De Pas, D'Urbino & Lomazzi

Milan, Italy

Architect and design studio De Pas, D’Urbino & Lomazzi was founded by a trio of important Italian designers of the same name who are best known for their unconventional seating design including pop-culture icons such as the inflatable Blow and the kitschy Joe Sofa. Designing in the 1960s, 1970s and 1980s in Milan, the collective is remembered for its efforts to connect radical design with everyday life.

In 1966, the design collective was co-founded by architects Jonathan De Pas (1932-1991), Donato D’Urbino (b. 1935), and Paolo Lomazzi (b. 1936). The threesome met while studying architecture at Milan’s Polytechnic University.

The group focused on architecture (industrial and residential buildings), urban development, and industrial design. During the 1960s and 1970s they developed a specific interest in developing furniture and temporary buildings featuring avant-garde signs, materials and industrial technologies.

Taking inspiration from pop culture and leisure-time activities the group focused on radical seating objects. They took the views of a changing society in which furniture was no longer desired or required to last a lifetime and introduced a collection of furniture that represented precisely the opposite. The transparent armchair Blow (1967) was constructed from PVC film, and was the first piece of inflatable living room furniture to be mass-produced, as well commercially successful. Blow was manufactured by Zanotta, bringing the Italian manufacturer international recognition. The Joe Sofa (1968-70) was the second to become a design classic from De Pas, D’Urbino & Lomazzi, this time manufactured by Poltronova. It was a tribute to the American baseball player Joe DiMaggio, forming a sofa in the shape of an oversized baseball glove.

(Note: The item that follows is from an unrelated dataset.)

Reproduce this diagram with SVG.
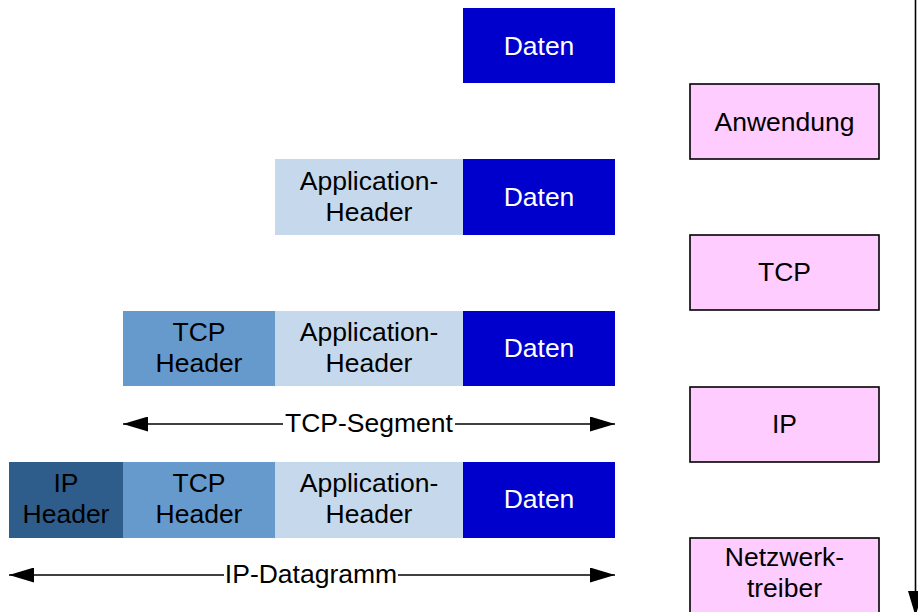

The group designed the entrance for Milan’s 14th Triennial (1968), which took the form of a long tunnel with port holes, as well as the Italian Pavilion at the Osaka World Expo (1970). From the 1970s onwards, they designed both industrial and residential buildings, and extended their focus to the diverse areas of industrial products including, home and office equipment, lighting, and electronics. In 1972, the collective participated in the New York Museum of Modern Art’s "Italy: The New Domestic Landscape” exhibition. They exhibited the prototype for Chica Children’s Chair (1971, also known as Junior), was formed from just four plastic components that could be easily taken apart and reassembled to form seats, tables, and play structures. Once again capturing the zeitgeist, the studio presented designs to suit modern livingsurmised by the exhibition curator Emilio Ambasz, who was looking for objects that were “flexible in function and [permitting] multiple modes of use and arrangement”.

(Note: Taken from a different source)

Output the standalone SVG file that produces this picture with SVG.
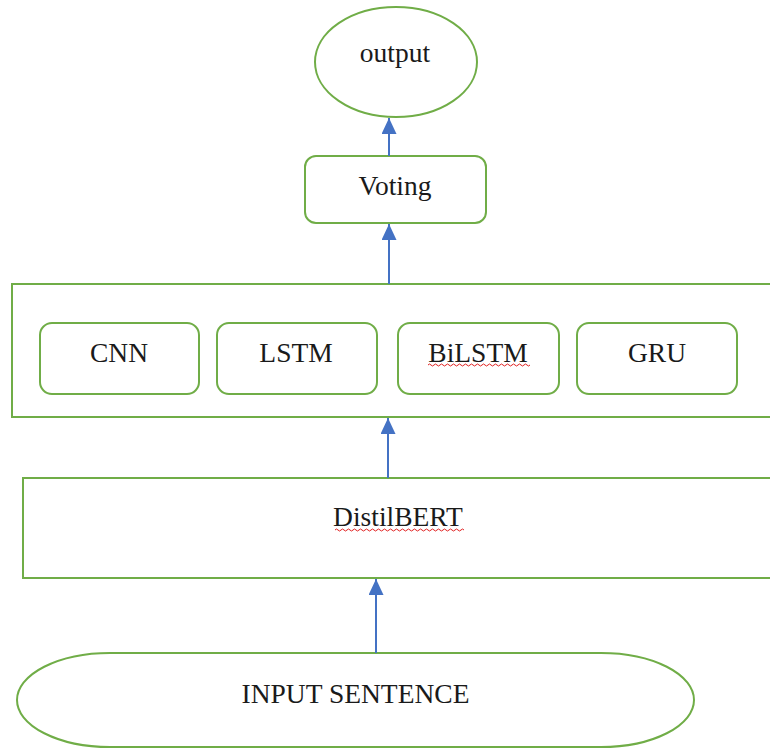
<svg xmlns="http://www.w3.org/2000/svg" width="770" height="751" viewBox="0 0 770 751">
<style>
.n{fill:#fff;stroke:#70AD47;stroke-width:2}
.t{font-family:'Liberation Serif','Times New Roman','DejaVu Serif',serif;font-size:27.5px;fill:#1a1a1a;text-anchor:middle}
.c{stroke:#4472C4;stroke-width:2;fill:none;marker-end:url(#ah)}
.sq{stroke:#E02020;stroke-width:1;fill:none}
</style>
<defs>
<marker id="ah" markerUnits="userSpaceOnUse" markerWidth="16" markerHeight="18" refX="16" refY="7.5" orient="auto">
<path d="M0,0 L16,7.5 L0,15 Z" fill="#4472C4"/>
</marker>
</defs>
<rect width="770" height="751" fill="#fff"/>
<g id="input">
<path class="n" d="M110,653 L601,653 A93,47 0 0 1 601,747 L110,747 A93,47 0 0 1 110,653 Z"/>
<text class="t" x="355.5" y="703">INPUT SENTENCE</text>
</g>
<g id="distilbert">
<rect class="n" x="23" y="478" width="770" height="100"/>
<text class="t" x="398" y="526">DistilBERT</text>
<path class="sq" d="M335,530 q1.5,-2 3,0 t3,0 t3,0 t3,0 t3,0 t3,0 t3,0 t3,0 t3,0 t3,0 t3,0 t3,0 t3,0 t3,0 t3,0 t3,0 t3,0 t3,0 t3,0 t3,0 t3,0 t3,0 t3,0 t3,0 t3,0 t3,0 t3,0 t3,0 t3,0 t3,0 t3,0 t3,0 t3,0 t3,0 t3,0 t3,0 t3,0 t3,0 t3,0 t3,0 t3,0 t3,0 t3,0"/>
</g>
<g id="models">
<rect class="n" x="12" y="284" width="770" height="133"/>
</g>
<g id="cnn">
<rect class="n" x="40" y="323" width="159" height="71" rx="12"/>
<text class="t" x="119" y="362">CNN</text>
</g>
<g id="lstm">
<rect class="n" x="217" y="323" width="160" height="71" rx="12"/>
<text class="t" x="296" y="362">LSTM</text>
</g>
<g id="bilstm">
<rect class="n" x="398" y="323" width="161" height="71" rx="12"/>
<text class="t" x="478" y="362">BiLSTM</text>
<path class="sq" d="M428,365 q1.5,-2 3,0 t3,0 t3,0 t3,0 t3,0 t3,0 t3,0 t3,0 t3,0 t3,0 t3,0 t3,0 t3,0 t3,0 t3,0 t3,0 t3,0 t3,0 t3,0 t3,0 t3,0 t3,0 t3,0 t3,0 t3,0 t3,0 t3,0 t3,0 t3,0 t3,0 t3,0 t3,0 t3,0 t3,0"/>
</g>
<g id="gru">
<rect class="n" x="577" y="323" width="160" height="71" rx="12"/>
<text class="t" x="657" y="362">GRU</text>
</g>
<g id="voting">
<rect class="n" x="305" y="156" width="181" height="67" rx="11"/>
<text class="t" x="395" y="195">Voting</text>
</g>
<g id="output">
<ellipse class="n" cx="396" cy="62" rx="81" ry="55"/>
<text class="t" x="395" y="62">output</text>
</g>
<g id="connectors">
<line class="c" x1="376" y1="653" x2="376" y2="579"/>
<line class="c" x1="388" y1="478" x2="388" y2="418"/>
<line class="c" x1="389" y1="284" x2="389" y2="224"/>
<line class="c" x1="389" y1="156" x2="389" y2="118"/>
</g>
</svg>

In 1980, De Pas, D’Urbino & Lomazzi were instrumental in the exhibition “Italian Furniture Design 1950–1980” at the Cologne Municipal Museum. In 1987, there was an exhibition of the group’s work in Kyoto including designs for Acerbis, Artemide, Cassina, Poltronova, and Zanotta. That same year, the exhibition “De Pas, D’Urbino, Lomazzi” was inaugurated at the temple Daikaku-Ji, Kyoto, and in 1992, a solo exhibition “Un coro a tre voci” (A three voiced choir) was organized at IZM Gallery Tokyo.

Other iconic designs include, the Duecavalli Chair (1969) for Driade; the Lampiatta (1971) and Maniglia (1973) lamps for Stilnovo; and the iconic folding coat stand Sciangai (1973, winner of the 1979 Compasso d'Oro and another design classic) for Zanotta.

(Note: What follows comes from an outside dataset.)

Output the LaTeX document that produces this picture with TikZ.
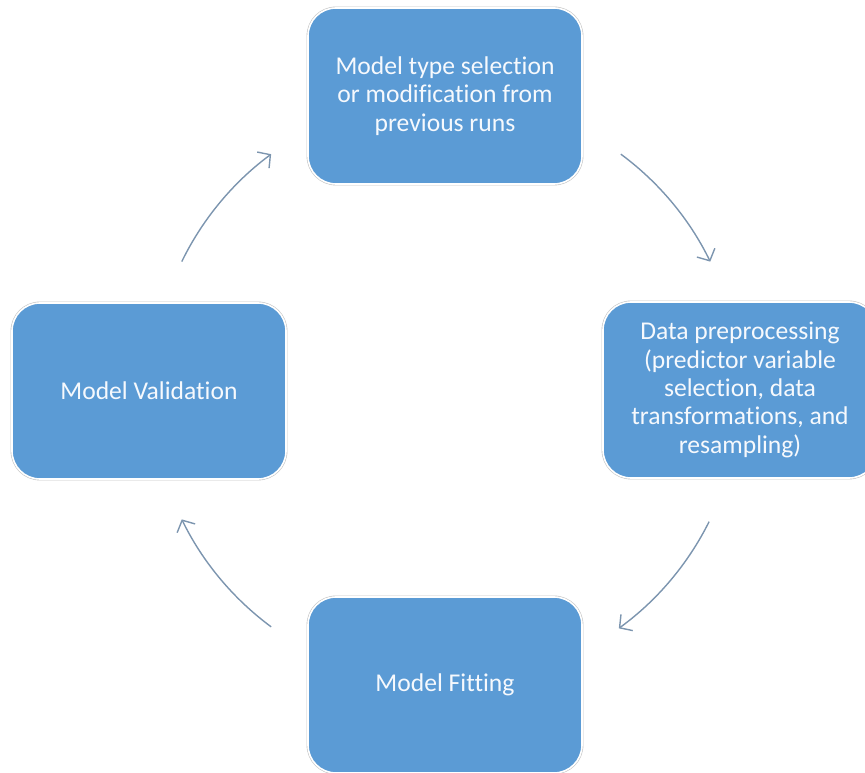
\documentclass[tikz,border=0pt]{standalone}
\usepackage{fontspec}
\setmainfont{Carlito}[Ligatures=NoCommon]
\usetikzlibrary{arrows.meta,calc}
\definecolor{boxblue}{HTML}{5B9BD5}
\definecolor{rimgray}{HTML}{C4C4C4}
\definecolor{flowgray}{HTML}{7C95AF}
\definecolor{boxtext}{HTML}{F6F9FD}
\begin{document}
\begin{tikzpicture}[x=1pt,y=1pt,
  stage/.style={rectangle, rounded corners=28pt, minimum width=274pt, minimum height=176pt,
    fill=boxblue, draw=white, line width=1.6pt,
    preaction={draw=rimgray, line width=2.8pt},
    text=boxtext, align=center, inner sep=4pt,
    font=\fontsize{25.6}{28.4}\selectfont},
  flow/.style={draw=flowgray, line width=1.4pt,
    -{Straight Barb[length=9pt,width=20pt,line width=1.4pt]}}]
  \useasboundingbox (0,0) rectangle (865,773);
  \clip (0,0) rectangle (865,773);

  % the four stages of the cycle
  \node[stage] (select) at (445,677) {Model type selection\\or modification from\\previous runs};
  \node[stage] (prep)   at (740,383) {Data preprocessing\\(predictor variable\\selection, data\\transformations, and\\resampling)};
  \node[stage] (fit)    at (445,88)  {Model Fitting};
  \node[stage] (valid)  at (149,382) {Model Validation};

  % curved arrows on a common circle around the middle
  \coordinate (hub) at (446,382.5);
  \coordinate (a1) at ($(hub)+(154:294pt)$);
  \coordinate (a2) at ($(hub)+(53.5:294pt)$);
  \coordinate (a3) at ($(hub)+(-26.5:294pt)$);
  \coordinate (a4) at ($(hub)+(-126.5:294pt)$);

  \draw[flow] (a1) arc[start angle=154,  end angle=126.5, radius=294pt];
  \draw[flow] (a2) arc[start angle=53.5, end angle=26,    radius=294pt];
  \draw[flow] (a3) arc[start angle=-26.5,end angle=-54,   radius=294pt];
  \draw[flow] (a4) arc[start angle=-126.5,end angle=-154, radius=294pt];
\end{tikzpicture}
\end{document}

Following the death of de Pas in 1991, D'Urbino and Lomazzi continued their creative workshop under the name Studio DDL. The group also collaborated with designers such as Scolari and Decursu at various points in the collective’s illustrious history.

Over several decades, the trio was the recipient of many awards including, the BIO 7 (1977) and BIO 9 (1981) in Ljubljana, Hannover’s Design Award Winner (1998), and the winner of Wallpaper Design Awards “Best Domestic Design” (2009). In 2010, their archives were declared to be of “particularly important historical interest” by the Ministry of Cultural Activities and Heritage, and were donated to CASVA (Centre of Higher Learning for Visual Arts) in Milan for preservation and consultation. In addition to their work as designers, De Pas, D’Urbino and Lomazzi have also contributed to design theory through their work with the Industrial Design Association.

Their work is featured in museums and exhibitions world-wide including the Museum of Modern Art in New York, The Brooklyn Museum of Art in New York, the Victoria & Albert Museum in London, the Design Museum of London, the Centre Pompidou in Paris, and the Vitra Design Museum in Weil-am-Rhein, among others.